Wir müssen nicht mal zu den höchsten Gipfeln der Erde, um außergewöhnliche Ess-Erfahrungen zu sammeln. Komme ich nach einer gewöhnlichen Hochtour in der Schweiz zurück ins Tal, habe ich danach tagelang Hunger. Und zwar Extrem-Hunger. Ich fühle nur noch Fleisch und Knochen, das Körperfett ist weg. Und wenn ich danach eine Woche lang nicht so viel esse wie etwa drei Bauarbeiter zusammen, dünne ich noch mehr aus. Ich interpretiere das als Nachverbrennungs-Effekt.

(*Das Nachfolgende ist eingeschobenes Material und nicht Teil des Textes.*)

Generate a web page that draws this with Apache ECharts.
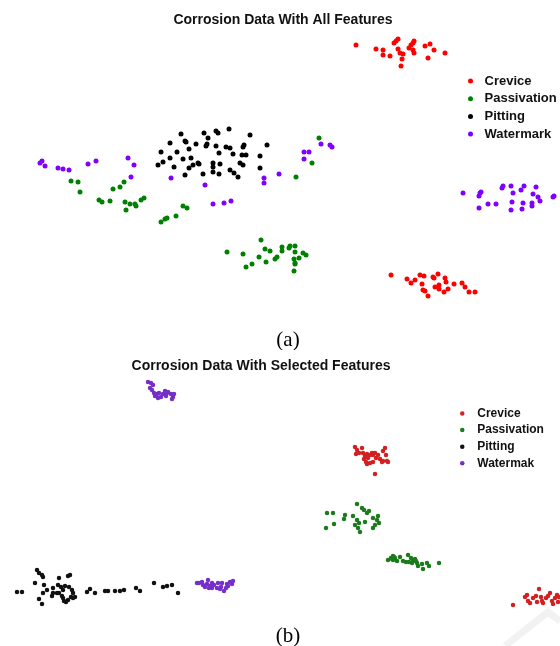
<!DOCTYPE html>
<html>
<head>
<meta charset="utf-8">
<script src="https://cdn.jsdelivr.net/npm/echarts@6/dist/echarts.min.js"></script>
<style>
html,body{margin:0;padding:0;background:#fff;}
#a{position:absolute;left:0;top:0;width:560px;height:350px;}
#b{position:absolute;left:0;top:350px;width:560px;height:296px;}
</style>
</head>
<body>
<div id="a"></div>
<div id="b"></div>
<script>
// ---------- data (embedding coordinates) ----------
const titleA = 'Corrosion Data With All Features';
const titleB = 'Corrosion Data With Selected Features';
const captionA = '(a)';
const captionB = '(b)';
const legendA = ['Crevice', 'Passivation', 'Pitting', 'Watermark'];
const legendB = ['Crevice', 'Passivation', 'Pitting', 'Watermak'];

const aCrevice = [
  [356,45],[376,49],[383,50],[383,55],[390,56],[394,43],[396,41],[398,39],[398,49],[400,53],[403,54],[402,59],[401,66],[409,48],[411,45],[413,43],[414,41],[413,50],[414,53],[425,46],[430,44],[434,50],[428,58],[445,53],
  [391,275],[407,279],[411,283],[415,280],[420,275],[424,276],[422,284],[423,290],[425,291],[428,296],[433,277],[434,278],[435,287],[438,274],[439,285],[439,289],[444,292],[445,278],[446,282],[448,289],[454,284],[462,283],[465,287],[469,292],[475,292]
];
const aPassivation = [
  [319,138],[312,163],[296,177],[71,181],[78,182],[80,192],[99,200],[102,202],[110,201],[113,189],[120,187],[124,182],[125,202],[130,204],[135,204],[136,206],[126,210],[141,200],[144,198],[161,222],[165,219],[167,218],[176,216],[183,206],[187,208],
  [261,240],[227,252],[243,254],[246,267],[252,264],[259,257],[266,262],[265,249],[270,251],[275,259],[277,257],[282,251],[282,247],[289,248],[290,246],[295,246],[295,252],[294,259],[299,258],[303,253],[306,255],[295,263],[295,264],[294,271]
];
const aPitting = [
  [181,134],[204,133],[208,138],[216,131],[218,133],[229,129],[250,135],
  [170,143],[185,141],[186,142],[196,144],[206,146],[207,144],[216,146],[226,147],[230,148],[243,147],[244,145],[267,145],
  [161,152],[177,152],[189,149],[219,153],[233,154],[242,155],[246,155],[260,156],
  [170,158],[183,159],[191,158],[198,163],[199,164],[213,163],[220,164],[240,163],[243,165],[163,162],[158,165],[174,167],[189,168],[193,165],[213,167],[260,168],
  [185,175],[203,174],[213,172],[219,174],[230,170],[234,173],[238,177]
];
const aWatermark = [
  [40,163],[42,161],[45,166],[58,168],[63,169],[69,170],[88,164],[96,161],[128,158],[134,165],[131,177],[171,178],[205,185],[213,204],[224,203],[231,201],[264,178],[264,183],[279,174],[304,159],[304,152],[309,152],[321,144],[330,145],[332,147],
  [463,193],[479,196],[480,193],[481,192],[479,208],[488,204],[496,204],[502,188],[503,186],[511,186],[513,193],[521,190],[524,186],[536,187],[533,194],[538,197],[540,201],[532,203],[532,206],[523,203],[512,202],[511,210],[522,209],[553,197],[554,196]
];

const bCrevice = [
  [355,447],[357,450],[356,454],[359,453],[362,448],[363,453],[365,456],[364,459],[367,454],[368,458],[370,455],[372,453],[373,455],[375,453],[373,462],[370,463],[367,464],[366,462],[376,458],[378,455],[380,459],[382,462],[383,451],[385,448],[386,455],[387,461],[388,462],[375,474],[383,461],
  [513,605],[525,597],[527,595],[528,601],[530,603],[533,598],[536,596],[537,602],[539,589],[541,597],[542,601],[543,603],[546,598],[548,596],[550,593],[552,601],[553,604],[555,598],[557,595],[558,602],[559,597]
];
const bPassivation = [
  [327,513],[333,513],[326,528],[334,524],[344,519],[345,515],[353,516],[357,520],[355,525],[357,504],[362,508],[364,510],[367,513],[369,511],[359,523],[365,522],[360,532],[373,518],[378,516],[377,520],[379,523],[375,525],[373,528],[358,528],
  [388,560],[391,558],[393,556],[395,558],[393,560],[397,561],[400,557],[403,561],[406,562],[408,555],[411,558],[412,563],[413,561],[415,559],[417,563],[418,566],[422,564],[423,569],[427,563],[429,566],[439,563],[392,559],[394,557],[409,562],[416,561]
];
const bPitting = [
  [17,592],[22,592],[35,583],[37,570],[39,573],[42,575],[43,577],[44,585],[43,593],[39,599],[42,604],[53,588],[53,593],[52,596],[59,578],[58,585],[61,587],[59,593],[62,596],[63,590],[65,586],[68,576],[70,575],[69,587],[72,590],[73,593],[71,597],[68,600],[66,602],[64,601],[63,598],[73,598],[75,597],[57,593],[47,590],
  [87,592],[90,589],[95,593],[105,591],[108,591],[115,591],[120,591],[124,590],[136,588],[140,591],[154,583],[163,587],[167,586],[172,585],[178,593]
];
const bWatermak = [
  [148,382],[151,383],[153,385],[150,388],[152,390],[154,393],[157,394],[159,393],[161,397],[163,394],[165,391],[167,393],[168,392],[166,396],[171,394],[173,397],[174,394],[172,399],[155,396],[158,398],
  [197,583],[199,583],[202,582],[203,585],[205,587],[207,584],[208,580],[210,586],[212,583],[212,588],[214,585],[217,588],[218,583],[221,587],[222,583],[224,591],[227,584],[228,586],[230,582],[232,584],[233,581],[226,588],[220,589],[209,588]
];

// ---------- styles ----------
const colorsA = ['#ff0000', '#008000', '#000000', '#8000ff'];
const colorsB = ['#d32020', '#1c7c1c', '#111111', '#7430c8'];
const FONT = '"Liberation Sans", Arial, sans-serif';
const SERIF = '"Liberation Serif", "Times New Roman", serif';

function makeOption(cfg) {
  return {
    animation: false,
    grid: {left: 0, right: 0, top: 0, bottom: 0},
    xAxis: {type: 'value', min: 0, max: 560, show: false},
    yAxis: {type: 'value', min: cfg.yMin, max: cfg.yMax, inverse: true, show: false},
    legend: {
      orient: 'vertical',
      left: cfg.legendLeft,
      top: cfg.legendTop,
      icon: 'circle',
      itemWidth: cfg.iconBox,
      itemHeight: cfg.iconSize,
      itemGap: cfg.legendGap,
      padding: 0,
      selectedMode: false,
      data: cfg.names,
      textStyle: {fontFamily: FONT, fontWeight: 'bold', fontSize: cfg.legendFont, lineHeight: cfg.legendLine, color: '#111'}
    },
    graphic: cfg.graphic,
    series: cfg.names.map((n, i) => ({
      name: n,
      type: 'scatter',
      data: cfg.data[i],
      symbol: 'circle',
      symbolSize: cfg.symbolSize,
      itemStyle: {color: cfg.colors[i], opacity: 1},
      emphasis: {disabled: true}
    }))
  };
}

const chartA = echarts.init(document.getElementById('a'), null, {renderer: 'canvas'});
chartA.setOption(makeOption({
  yMin: 0, yMax: 350,
  names: legendA,
  data: [aCrevice, aPassivation, aPitting, aWatermark],
  colors: colorsA,
  symbolSize: 5,
  legendLeft: 468, legendTop: 74, iconBox: 18, iconSize: 5, legendGap: 3.7, legendFont: 13, legendLine: 14,
  graphic: [
    {type: 'text', x: 283, y: 20, style: {text: titleA, font: 'bold 14px ' + FONT, fill: '#111', textAlign: 'center', textVerticalAlign: 'middle'}},
    {type: 'text', x: 288, y: 340, style: {text: captionA, font: '21px ' + SERIF, fill: '#000', textAlign: 'center', textVerticalAlign: 'middle'}}
  ]
}));

const chartB = echarts.init(document.getElementById('b'), null, {renderer: 'canvas'});
chartB.setOption(makeOption({
  yMin: 350, yMax: 646,
  names: legendB,
  data: [bCrevice, bPassivation, bPitting, bWatermak],
  colors: colorsB,
  symbolSize: 4.5,
  legendLeft: 460, legendTop: 57, iconBox: 20, iconSize: 4.5, legendGap: 3.6, legendFont: 12, legendLine: 13,
  graphic: [
    {type: 'polyline', z: -1, shape: {points: [[505, 296], [548, 262], [560, 271]]}, style: {stroke: '#f2f2f2', lineWidth: 7, fill: null}},
    {type: 'text', x: 261, y: 16.5, style: {text: titleB, font: 'bold 14px ' + FONT, fill: '#111', textAlign: 'center', textVerticalAlign: 'middle'}},
    {type: 'text', x: 288, y: 286, style: {text: captionB, font: '21px ' + SERIF, fill: '#000', textAlign: 'center', textVerticalAlign: 'middle'}}
  ]
}));
</script>
</body>
</html>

Trotzdem finde ich es gut, gibt es jetzt eine Studie. Wie viel sie gekostet hat, wurde nicht kommuniziert. Aber wenigstens sehen wir jetzt unser bisheriges Bauchgefühl betreffend Ernährung im Hochgebirge schwarz auf weiß bestätigt.
Studie mit Übergewichtigen auf der Zugspitze
Übrigens: Auch die Ludwig-Maximilians-Universität München machte eine Studie. Die Forscher ließen 20 übergewichtige Menschen eine Woche auf der Zugspitze (2650 Meter, Deutschland) verbringen. Das Ergebnis: Ohne Diät und Sport nahmen sie im Durchschnitt 1,5 Kilo ab. Ihr Ess- oder ihr Bewegungsverhalten änderten sie in dieser Zeit nicht."
Wie kann man diese Sache nun betrachten? Sollen wir alle in das Höhentraining gehen, möglichst nach Mexiko auf über 4000 m oder reicht schon ein Aufenthalt in Davos, Seiser Alm oder St. Moritz, um rank und schlank wieder nach unten zu kommen.
Ferner kann man darüber nachdenken, ob nicht der Effekt des Höhentrainings an der Leistungssteigerung danach durch den Gewichtsverlust der Sportler allein oder in Teilen geschuldet ist.
Und wie kann es denn sein, dass der Körper sich derartig an seinen Fettreserven vergreift? Die er doch als eiserne Reserve vorhält? Da ich keine große, aber doch ausreichende Bergerfahrung habe, kann ich auch dort doch Hinweise und Analogien finden.